Still, their accomplishments haven't come easily. Not everyone appreciates these mothers, grandmothers, sisters, aunts, and great-aunts (not to mention the men) monitoring protected wild lands that otherwise wouldn't have sufficient oversight. In recent cases, the Broads have secured improved management for public lands scarred by motorized vehicles, reported illegal activity in archaeologically sensitive areas, and documented overgrazing.

That doesn't always win them friends.

"The first training we did," Egan says, "came almost by chance." In 2005, she and another Broad stopped to talk with local citizens in Kane County, Utah, who had just about given up trying to get authorities to do something about major abuses by ATVs in two canyons outside Kanab, Utah.

The Broads trained them in how to photograph the damage, noting locations by GPS coordinates and using descriptions that would hold up in court as evidence. The locals then made a presentation to the federal Bureau of Land Management (BLM). Within two weeks – after years of unsuccessful lobbying – the Bureau closed both canyons and enforcement took hold.

"Without [Great Old Broads'] immediate response to the uncontrolled and unmanaged use of all-terrain vehicles on the public lands of southeast Utah, we would not have been able to start to turn this issue around," says retired Special Agent Lynell Schalk of the BLM.

The Broads are not anti-oil, anticattle, or antidrilling. "We're not against development of natural resources," Egan says. "But you can't have it both ways. The amount [of oil and gas] to be recovered is sometimes negligible, but the biodiversity, wildlife habitat, and antiquities can be lost forever. The land in many of these areas is very fragile. So overgrazing, dirt bikes, and the big push to develop oil and gas in these wildlands can have a devastating effect."

Wally White, county commissioner of La Plata (Colo.), says the conservation work Egan has done is "unsurpassed." She reminds him of the tradition of native Americans, who have always relied on elders for guidance and leadership.

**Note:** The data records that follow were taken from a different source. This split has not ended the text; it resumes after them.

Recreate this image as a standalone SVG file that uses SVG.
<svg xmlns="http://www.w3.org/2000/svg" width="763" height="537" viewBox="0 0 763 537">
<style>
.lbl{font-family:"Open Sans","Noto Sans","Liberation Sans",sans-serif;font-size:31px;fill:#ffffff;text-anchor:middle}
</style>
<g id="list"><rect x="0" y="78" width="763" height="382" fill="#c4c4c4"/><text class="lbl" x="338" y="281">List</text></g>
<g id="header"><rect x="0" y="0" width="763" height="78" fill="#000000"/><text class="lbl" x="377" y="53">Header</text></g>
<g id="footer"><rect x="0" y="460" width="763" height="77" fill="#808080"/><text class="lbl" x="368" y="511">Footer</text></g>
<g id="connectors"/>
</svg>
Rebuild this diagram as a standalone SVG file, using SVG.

"It's time we started paying attention to our own elders," he says. "I'm just thankful to have someone as committed as Ronni Egan working to protect the heritage of our wildlands."

Someone has to be thinking of future generations, Egan says. With a warm "Old Broad" smile, she adds, "We have to learn to live within our means. And to learn we aren't separate from the rest of the natural world."